Their Eyes Were Watching God
by Zora Neale Hurston
Their Eyes Were Watching God Chapter 4 Quotes
How we cite the quotes:
Citations follow this format: (Chapter.Paragraph)
Long before the year was up, Janie noticed that her husband had stopped talking in rhymes to her. He had ceased to wonder at her long black hair and finger it. Six months back he had told her, "If Ah kin haul de wood heah and chop it fuh yuh, look lak you oughta be able tuh tote it inside. Mah fust wife never bothered me ‘bout choppin’ no wood nohow. She’d grab dat ax and sling chips lak uh man. You done been spoilt rotten." (4.1)
Nanny’s prophecy comes true and Logan stops "kissing Janie’s feet," stops bowing down to please her, and begins expecting her to pull her own weight. Janie learns that her physical charms cannot hold a man’s interest for long and that he soon stops sweet-talking or "talking in rhymes" to her when he finds that she has little to offer in return. Any illusion Janie had of love with Logan is destroyed.
The morning road air was like a new dress.

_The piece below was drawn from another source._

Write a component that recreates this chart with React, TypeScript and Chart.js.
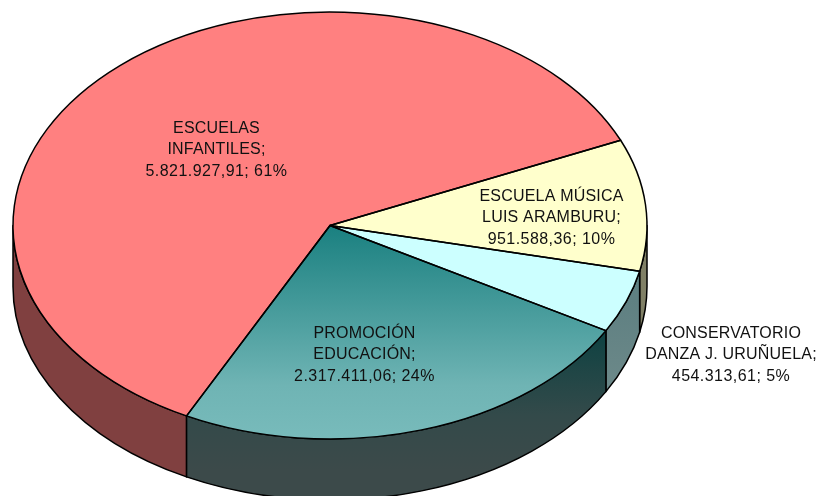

That made her feel and apron tied around her waist. She untied it and flung it on a low bush beside the road and walked on, picking flowers and making a bouquet. After that she came to where Joe Starks was waiting for her with a hired rig. He was very solemn and helped her to the seat beside him. With him on it, it sat like some high, ruling chair. From now on until death she was going to have flower dust and springtime sprinkled over everything. A bee for her bloom. (4.59)
The emphasis on newness in the first half of the passage recalls Janie’s youth, when everything, particularly the products of nature, seemed new and wonderful. This feeds appropriately into Janie’s decision to start a new life and try for in Eden-like innocence – represented by "flower dust and springtime" – with a man who seems to want nothing more than to love Janie.
[Logan]: "Ah thought you would ‘preciate good treatement. Thought Ah’d take and make somethin’ outa yuh. You think youse white folks by de way you act." (4.42)
Logan seems to think that a black woman can’t demand any respect or good treatment and ought to be happy as her husband’s workhorse. If she demands anything better, Logan thinks that Janie is putting on airs.